So this December 21st the world will come to a complete and abrupt end. The whole event will last approximately five minutes during which time the earth’s crust will liquefy and the whole of humanity will sink into a molten lava stew that waits beneath. Kiss you’re loved ones, call your parents, say a prayer…..it’s over…………….To quote the Indian commando from the movie Predator, “We’re all gonna die.” Or at least that’s what I’m told.
You see, my soon to be vaporized friends, the Mayan long count calendar, which is responsible in large part for this impending doomsday event, is only calculated to go as far as the 21st of December 2012, based upon its starting time of 3114 BC. The calendar in question was designed on a 20 base or vigesimal system which scholars indicate was designed to most effectively use a Mayan person’s ten fingers and ten toes, thereby ushering in the first digital age of mathematics!
I certainly don’t want to dilute the special nature of this hideous event for you all but Mayan Mythology actually created four long count calendars, one for each world age that its gods created. We are fortunate enough to be witness to the fourth and final age, or long count calendar, which represents the age of man.
Now before we all run screaming into the streets I think it’s important to inform my valued readers that the Mayans had calendars for just about everything you can imagine and for as long as you can fathom. Would it comfort you to know that our Mayan ancestors had calendars that calculated periods of time much longer then the fourth age long count? For example;
1 pictun = 20 baktun = 2,880,000 days = 7,885 years. Or better yet;
1 alautun = 20 kinchilton = 23,040,000,000 days = 63 million years.
Put that in your android and smoke it!
A number of the more scholarly interpretations of this calendar phenomenon actually have some level of scientific foundation to support their theories of impending planetary palooza. One such theory suggests that every 24,000 to 26,000 years the solar system and all it planets ebb toward the galactic boundary, causing the sun to emit potentially damaging electromagnetic pulses from solar flares onto the earths surface. These EMPs could have the power to kill off a significant portion of the earth’s population or at the very least cause electrical disruptions that would take years to recover from. According to these scientists we are currently at the 24,000 to 26,000 year mark; give or a take a thousand years.
Another pseudo science based explanation involves the earth’s gravitational field. Approximately every 400,000 years or so the earth’s magnetic field reverses polarity completely, making the South Pole the new North Pole. It is during this transformation that the disruption to the gravitational field causes havoc with the earth’s crust, which I am told is held down primarily by the force of gravity. With no real stable gravitational force in effect, the earth’s crust will fall apart, and either float away or sink into the liquid magma below. Either way this could be a real bummer for us humans. What is not known however is how long this changing polarity takes to complete its rotation. It could be a day, a year or a million years so we may have a little wiggle room there.

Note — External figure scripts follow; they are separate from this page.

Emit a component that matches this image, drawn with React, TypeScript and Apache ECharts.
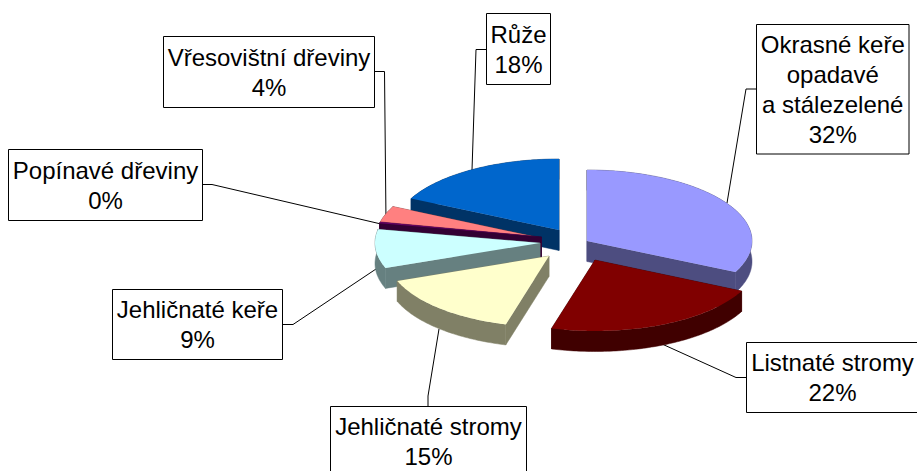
import React, { useEffect, useRef } from "react";
import * as echarts from "echarts";

const names = ["Okrasné keře\nopadavé\na stálezelené", "Listnaté stromy", "Jehličnaté stromy", "Jehličnaté keře", "Popínavé dřeviny", "Vřesovištní dřeviny", "Růže"];
const percentLabels = ["32%", "22%", "15%", "9%", "0%", "4%", "18%"];
const shares = [32.2, 22.1, 15, 8.8, 0.3, 3.9, 17.7];
const topColors = ["#9999FF", "#800000", "#FFFFCC", "#CCFFFF", "#660066", "#FF8080", "#0066CC"];
const sideColors = ["#4D4D80", "#400000", "#808066", "#668080", "#330033", "#804040", "#003366"];
const apexX = [587, 595, 549, 540, 541.5, 541, 559];
const apexY = [241, 260, 256, 243, 237, 238, 230];
const radiiX = [165, 163, 162, 165, 165, 165, 165];
const drawOrder = [6, 5, 4, 3, 0, 2, 1];
const boxes = [
  [756.5, 24.5, 152.5, 129.5], [746.5, 342.5, 172, 70], [330.5, 406.5, 196, 70], [112.5, 289.5, 170, 70],
  [8.5, 149.5, 194, 71], [163.5, 36.5, 211, 71], [486.5, 13.5, 64, 71],
];
const leaders = [
  [[727, 203], [746, 89], [756, 89]], [[662, 344], [736, 377.5], [746, 377.5]], [[439, 329], [428, 396], [428, 406]],
  [[376, 269], [293, 324.5], [283, 324.5]], [[381, 224], [212, 184.5], [202, 184.5]], [[386, 222], [384.5, 71.5], [375, 71.5]],
  [[472, 170], [476, 49.5], [486, 49.5]],
];
const RY = 71;
const DEPTH = 20.5;
const FONT = "'Liberation Sans', Arial, sans-serif";

function renderSlice(_params: any, api: any) {
  const i = api.value(0);
  const total = shares.reduce((a, b) => a + b, 0);
  const before = shares.slice(0, i).reduce((a, b) => a + b, 0);
  const a0 = (before / total) * Math.PI * 2;
  const a1 = ((before + api.value(1)) / total) * Math.PI * 2;
  const cx = apexX[i];
  const cy = apexY[i];
  const steps = Math.max(2, Math.ceil(((a1 - a0) * 180) / Math.PI));
  const arc: number[][] = [];
  for (let s = 0; s <= steps; s++) {
    const a = a0 + ((a1 - a0) * s) / steps;
    arc.push([cx + radiiX[i] * Math.sin(a), cy - RY * Math.cos(a)]);
  }
  const down = (p: number[]) => [p[0], p[1] + DEPTH];
  const side = { fill: sideColors[i], stroke: sideColors[i], lineWidth: 0.5 };
  const first = arc[0];
  const last = arc[arc.length - 1];
  const apex = [cx, cy];
  return {
    type: "group",
    children: [
      { type: "polygon", shape: { points: [apex, first, down(first), down(apex)] }, style: side },
      { type: "polygon", shape: { points: [apex, last, down(last), down(apex)] }, style: side },
      { type: "polygon", shape: { points: [...arc, ...arc.slice().reverse().map(down)] }, style: side },
      { type: "polygon", shape: { points: [apex, ...arc] }, style: { fill: topColors[i] } },
    ],
  };
}

export default function App() {
  const ref = useRef<HTMLDivElement>(null);
  useEffect(() => {
    document.body.style.margin = "0";
    document.body.style.overflow = "hidden";
    const chart = echarts.init(ref.current!, null, { renderer: "svg" });
    const graphic: any[] = [];
    leaders.forEach((pts) => {
      graphic.push({ type: "polyline", z: 1, shape: { points: pts }, style: { stroke: "#000", lineWidth: 1, fill: "none" } });
    });
    boxes.forEach((b, i) => {
      graphic.push({ type: "rect", z: 3, shape: { x: b[0], y: b[1], width: b[2], height: b[3] }, style: { fill: "#fff", stroke: "#000", lineWidth: 1 } });
      graphic.push({
        type: "text", z: 4, x: b[0] + b[2] / 2, y: b[1] + (i === 2 ? 35 : b[3] / 2),
        style: { text: names[i] + "\n" + percentLabels[i], font: `24px ${FONT}`, fill: "#000", align: "center", verticalAlign: "middle", lineHeight: 30 },
      });
    });
    chart.setOption({
      animation: false,
      backgroundColor: "#fff",
      graphic,
      series: [{
        type: "custom",
        coordinateSystem: "none",
        silent: true,
        z: 2,
        renderItem: renderSlice,
        data: drawOrder.map((i) => [i, shares[i]]),
      }],
    });
    return () => chart.dispose();
  }, []);
  return <div ref={ref} style={{ width: 917, height: 471 }} />;
}
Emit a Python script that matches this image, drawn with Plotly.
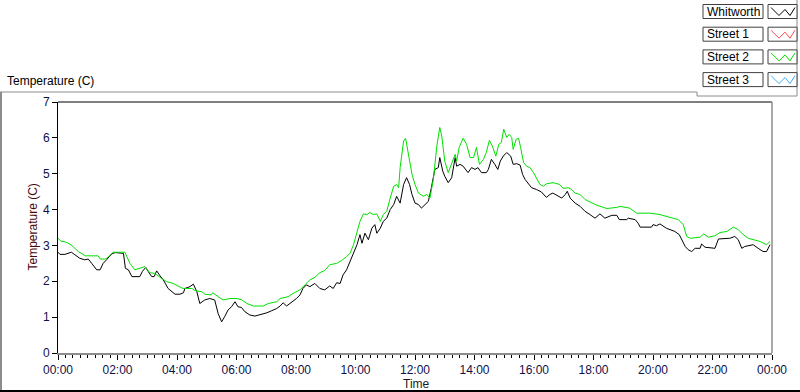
import plotly.graph_objects as go

# ---------------- data ----------------
series_names = ["Whitworth", "Street 1", "Street 2", "Street 3"]
series_colors = ["#000000", "#ff4a4a", "#00e000", "#3ab0ff"]

whitworth_minutes = [0, 4, 14, 21, 27, 34, 44, 54, 61, 68, 78, 85, 91, 98, 108, 115, 128, 132, 136, 142,
                     149, 165, 170, 177, 182, 189, 194, 199, 206, 212, 222, 236, 246, 253, 256, 266, 273, 280, 286, 296,
                     306, 316, 323, 330, 336, 343, 350, 357, 363, 370, 377, 387, 397, 407, 421, 431, 441, 448, 454, 461,
                     468, 474, 481, 488, 494, 501, 508, 518, 528, 538, 548, 555, 562, 569, 575, 582, 589, 596, 603, 609,
                     613, 619, 626, 633, 639, 643, 650, 656, 663, 670, 677, 683, 690, 697, 703, 709, 714, 720, 727, 733,
                     740, 747, 753, 760, 767, 770, 776, 780, 787, 794, 801, 804, 811, 817, 827, 834, 841, 847, 854, 864,
                     868, 874, 881, 887, 892, 898, 905, 913, 918, 925, 932, 937, 942, 949, 955, 965, 975, 985, 992, 998,
                     1006, 1016, 1023, 1027, 1033, 1043, 1053, 1063, 1073, 1083, 1093, 1103, 1117, 1127, 1132, 1147, 1150, 1164, 1170, 1174,
                     1197, 1200, 1207, 1214, 1227, 1244, 1253, 1258, 1265, 1271, 1278, 1285, 1295, 1298, 1305, 1325, 1332, 1355, 1365, 1372,
                     1379, 1385, 1392, 1402, 1412, 1422, 1429, 1436]
whitworth_temp = [2.81, 2.75, 2.75, 2.78, 2.81, 2.74, 2.64, 2.60, 2.62, 2.50, 2.32, 2.32, 2.50, 2.60, 2.76, 2.80, 2.80, 2.78, 2.36, 2.32,
                  2.13, 2.13, 2.27, 2.39, 2.27, 2.13, 2.13, 2.29, 2.15, 2.05, 1.80, 1.64, 1.64, 1.68, 1.80, 1.85, 1.92, 1.71, 1.38, 1.48,
                  1.52, 1.48, 1.10, 0.87, 1.01, 1.20, 1.29, 1.43, 1.29, 1.27, 1.15, 1.06, 1.03, 1.06, 1.12, 1.18, 1.24, 1.31, 1.40, 1.31,
                  1.38, 1.43, 1.52, 1.62, 1.80, 1.90, 1.85, 1.94, 1.80, 1.76, 1.87, 1.80, 1.96, 1.94, 2.18, 2.32, 2.55, 2.83, 3.02, 3.30,
                  3.06, 3.34, 3.16, 3.48, 3.58, 3.34, 3.48, 3.67, 3.76, 4.00, 4.14, 4.37, 4.18, 4.70, 4.89, 4.70, 4.42, 4.18, 4.14, 4.04,
                  4.14, 4.23, 4.61, 5.12, 5.17, 5.45, 5.07, 4.93, 4.75, 4.89, 5.45, 5.21, 5.26, 5.21, 5.03, 5.17, 5.12, 5.17, 5.03, 5.03,
                  5.12, 5.40, 5.26, 5.12, 5.35, 5.49, 5.59, 5.49, 5.26, 5.28, 5.24, 4.98, 4.84, 4.70, 4.61, 4.56, 4.49, 4.34, 4.42, 4.46,
                  4.40, 4.32, 4.42, 4.51, 4.32, 4.18, 4.09, 3.95, 3.86, 3.76, 3.88, 3.76, 3.84, 3.84, 3.72, 3.72, 3.76, 3.72, 3.62, 3.51,
                  3.51, 3.58, 3.55, 3.60, 3.48, 3.39, 3.30, 3.16, 2.97, 2.88, 2.83, 2.92, 2.92, 3.04, 2.95, 2.92, 3.18, 3.20, 3.25, 3.16,
                  2.92, 2.97, 2.99, 3.02, 2.92, 2.83, 2.83, 3.02]

street2_minutes = [0, 6, 14, 24, 34, 41, 55, 81, 85, 95, 101, 111, 135, 139, 145, 155, 175, 185, 195, 209,
                   219, 232, 243, 252, 270, 276, 290, 296, 309, 312, 323, 333, 347, 361, 371, 381, 394, 414, 424, 441,
                   448, 464, 474, 488, 498, 508, 518, 528, 538, 548, 562, 572, 582, 589, 596, 603, 609, 616, 623, 629,
                   636, 643, 650, 656, 663, 670, 677, 683, 687, 690, 697, 701, 707, 714, 720, 727, 737, 744, 750, 757,
                   764, 770, 774, 780, 787, 794, 801, 804, 809, 817, 824, 831, 838, 844, 850, 858, 864, 870, 876, 883,
                   889, 894, 899, 905, 910, 915, 918, 924, 929, 933, 939, 945, 952, 959, 965, 972, 979, 985, 999, 1012,
                   1019, 1029, 1036, 1043, 1053, 1063, 1073, 1087, 1107, 1127, 1133, 1147, 1153, 1167, 1194, 1214, 1234, 1251, 1261, 1268,
                   1275, 1295, 1302, 1312, 1325, 1335, 1349, 1362, 1372, 1382, 1392, 1402, 1416, 1429, 1436]
street2_temp = [3.20, 3.12, 3.10, 3.04, 2.92, 2.83, 2.71, 2.71, 2.62, 2.62, 2.67, 2.81, 2.81, 2.69, 2.50, 2.32, 2.41, 2.24, 2.22, 2.08,
                1.99, 1.94, 1.85, 1.80, 1.80, 1.74, 1.71, 1.64, 1.62, 1.68, 1.57, 1.48, 1.52, 1.52, 1.48, 1.38, 1.31, 1.31, 1.38, 1.43,
                1.52, 1.57, 1.66, 1.76, 1.90, 2.04, 2.11, 2.24, 2.30, 2.46, 2.50, 2.58, 2.69, 2.78, 3.02, 3.39, 3.67, 3.88, 3.86, 3.92,
                3.86, 3.88, 3.67, 3.86, 3.95, 4.32, 4.65, 4.70, 4.61, 5.17, 5.91, 5.99, 5.54, 4.98, 4.70, 4.46, 4.37, 4.42, 4.32, 4.84,
                5.77, 6.29, 6.05, 5.35, 5.03, 5.26, 5.54, 5.35, 5.73, 5.99, 5.82, 5.45, 5.45, 5.73, 5.26, 5.40, 5.60, 5.93, 5.77, 5.49,
                5.82, 5.87, 6.24, 6.01, 6.10, 6.01, 5.68, 5.96, 5.99, 5.73, 5.31, 5.21, 5.17, 5.03, 4.89, 4.70, 4.65, 4.72, 4.75, 4.70,
                4.59, 4.61, 4.56, 4.46, 4.42, 4.28, 4.21, 4.12, 4.03, 4.06, 4.09, 4.06, 4.04, 3.90, 3.90, 3.86, 3.79, 3.72, 3.58, 3.25,
                3.20, 3.23, 3.32, 3.23, 3.27, 3.36, 3.39, 3.51, 3.44, 3.30, 3.20, 3.16, 3.11, 3.02, 3.11]

x_tick_vals = list(range(0, 1441, 120))
x_tick_text = ["00:00", "02:00", "04:00", "06:00", "08:00", "10:00", "12:00",
               "14:00", "16:00", "18:00", "20:00", "22:00", "00:00"]
x_minor_vals = list(range(0, 1441, 15))
y_tick_vals = [0, 1, 2, 3, 4, 5, 6, 7]

chart_title = "Temperature (C)"
y_title = "Temperature (C)"
x_title = "Time"

# ---------------- layout geometry (pixels) ----------------
W, H = 800, 392
PL, PR, PT, PB = 58, 772, 102, 353   # plot area edges


def fx(p):
    return (p - PL) / (PR - PL)


def fy(p):
    return (PB - p) / (PB - PT)


FONT = "Liberation Sans"

fig = go.Figure()
fig.add_trace(go.Scatter(x=whitworth_minutes, y=whitworth_temp, mode="lines",
                         line=dict(color=series_colors[0], width=1), name=series_names[0],
                         showlegend=False, hoverinfo="skip"))
fig.add_trace(go.Scatter(x=street2_minutes, y=street2_temp, mode="lines",
                         line=dict(color=series_colors[2], width=1), name=series_names[2],
                         showlegend=False, hoverinfo="skip"))

shapes = []
annotations = []

# plot-area border: top black, right gray
shapes.append(dict(type="line", xref="paper", yref="paper", x0=0, x1=1, y0=1, y1=1,
                   line=dict(color="black", width=1)))
shapes.append(dict(type="line", xref="paper", yref="paper", x0=1, x1=1, y0=0, y1=1,
                   line=dict(color="#8c8c8c", width=1.5)))

# outer frame
shapes.append(dict(type="line", xref="paper", yref="paper", x0=fx(1), x1=fx(1), y0=fy(92), y1=fy(392),
                   line=dict(color="#8c8c8c", width=2)))
shapes.append(dict(type="line", xref="paper", yref="paper", x0=fx(0), x1=fx(697), y0=fy(92), y1=fy(92),
                   line=dict(color="#8c8c8c", width=1)))
shapes.append(dict(type="line", xref="paper", yref="paper", x0=fx(0), x1=fx(800), y0=fy(391), y1=fy(391),
                   line=dict(color="black", width=2)))
# legend panel frame
shapes.append(dict(type="line", xref="paper", yref="paper", x0=fx(697), x1=fx(697), y0=fy(92), y1=fy(96),
                   line=dict(color="#8c8c8c", width=1)))
shapes.append(dict(type="line", xref="paper", yref="paper", x0=fx(697), x1=fx(797), y0=fy(96), y1=fy(96),
                   line=dict(color="#8c8c8c", width=1)))
shapes.append(dict(type="line", xref="paper", yref="paper", x0=fx(797), x1=fx(797), y0=fy(0), y1=fy(96),
                   line=dict(color="#8c8c8c", width=1)))

# custom LabVIEW-style legend
for i, (name, color) in enumerate(zip(series_names, series_colors)):
    top = 4.5 + i * 22.7
    bot = top + 14
    shapes.append(dict(type="rect", xref="paper", yref="paper",
                       x0=fx(703), x1=fx(763), y0=fy(bot), y1=fy(top),
                       line=dict(color="#404040", width=1), fillcolor="white"))
    shapes.append(dict(type="rect", xref="paper", yref="paper",
                       x0=fx(768), x1=fx(797), y0=fy(bot), y1=fy(top),
                       line=dict(color="#404040", width=1), fillcolor="white"))
    pts = [(771, top + 3), (779, bot - 3), (785, top + 5), (790, bot - 3), (795, top + 3)]
    path = "M " + " L ".join(f"{fx(a):.5f},{fy(b):.5f}" for a, b in pts)
    shapes.append(dict(type="path", xref="paper", yref="paper", path=path,
                       line=dict(color=color, width=1)))
    annotations.append(dict(xref="paper", yref="paper", x=fx(705), y=fy((top + bot) / 2),
                            text=name, showarrow=False, xanchor="left", yanchor="middle",
                            font=dict(family=FONT, size=12, color="black")))

# titles
annotations.append(dict(xref="paper", yref="paper", x=fx(5), y=fy(81), text=chart_title,
                        showarrow=False, xanchor="left", yanchor="middle",
                        font=dict(family=FONT, size=12, color="black")))
annotations.append(dict(xref="paper", yref="paper", x=fx(32), y=0.5, text=y_title, textangle=-90,
                        showarrow=False, xanchor="center", yanchor="middle",
                        font=dict(family=FONT, size=12, color="#4a0808")))
annotations.append(dict(xref="paper", yref="paper", x=fx(416), y=fy(384), text=x_title,
                        showarrow=False, xanchor="center", yanchor="middle",
                        font=dict(family=FONT, size=12, color="#1a1a1a")))

fig.update_layout(
    width=W, height=H, autosize=False,
    margin=dict(l=PL, r=W - PR, t=PT, b=H - PB, pad=0),
    paper_bgcolor="white", plot_bgcolor="white",
    showlegend=False,
    shapes=shapes, annotations=annotations,
    font=dict(family=FONT, size=12, color="black"),
    xaxis=dict(range=[0, 1440], tickmode="array", tickvals=x_tick_vals, ticktext=x_tick_text,
               ticks="outside", ticklen=5, tickcolor="black", tickwidth=1,
               minor=dict(tickmode="array", tickvals=x_minor_vals, ticks="outside", ticklen=3,
                          tickcolor="black", tickwidth=1, showgrid=False),
               showline=True, linecolor="#8c8c8c", linewidth=1.5,
               showgrid=False, zeroline=False, fixedrange=True,
               tickfont=dict(family=FONT, size=12, color="#10104a")),
    yaxis=dict(range=[0, 7], tickmode="array", tickvals=y_tick_vals,
               ticks="outside", ticklen=5, tickcolor="black", tickwidth=1,
               showline=True, linecolor="black", linewidth=1,
               showgrid=False, zeroline=False, fixedrange=True,
               tickfont=dict(family=FONT, size=12, color="#10104a")),
)

fig.write_html("out.html", config={"displayModeBar": False},
               post_script="document.body.style.margin='0';document.body.style.overflow='hidden';")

Some of the other more fantastic theories zinging through cyberspace involve a Sumerian discovered planet heading toward earth and scheduled to arrive around December 21st. There are those who believe the planets will come to some kind of special alignment that will cause massive blackouts. For the frayed haired goggle wearing conspiracy theorists out there, December 21st is the day aliens return from their prior visit to earth and check out how much progress, or lack thereof, we made with all the tools and scientific knowledge they gave us during their first trip 15,000 years ago. Nobody likes to be micro managed. Some believe that the world’s largest particle accelerator in Europe will be turned on this year and create a black hole that will turn earth into a dense blob the size of a basketball. Religious fanatics are convinced that the final battle between good and evil, (not Obama v Romney) or Armageddon is set to go down this year. Many believe, along with Physicists at Berkeley , that we are way overdue for a major catastrophic event and we will all assume room temperature very soon.
I personally don’t have the slightest notion that December 21st will be anything other then payday Friday and the start of another winter. But it wouldn’t bother me much if it wasn’t. Humans living on this rock have had a tough time of late getting it together and one could make a solid argument that we have worn out our usefulness here. Maybe it is about time for a major earth cleansing event to come along and clean the slate and let another organism have a shot at this crib.
Maybe someday Mother Nature will tire of our petty arrogance and delusions of grandeur and simply bitch slap us off the face of the earth. The Mayan’s have calendars going forward for years. The earth’s magnetic field is fine and solar flares happen all the time. There’s no doomsday planet hurling this way and aliens must have better things to do then to waste gas driving to this side of the universe. The government is probably building the particle accelerator so it will never be finished on time and when it is, it won’t work. I can’t wait for the arrival of Armageddon so I’m sure it will continue to keep me waiting and nothing useful ever comes out of Berkeley so there it is. We just may have to co-exist for awhile longer.
If and when you wake up on the morning of December 21st, be grateful. Treat it as if you have received a second chance. Make a positive change in some way for yourself or someone around you. Although we humans are magnificent at creating our own drama, use it’s folly as a motivator.
Who knows, maybe we will have a chance at total extermination next year.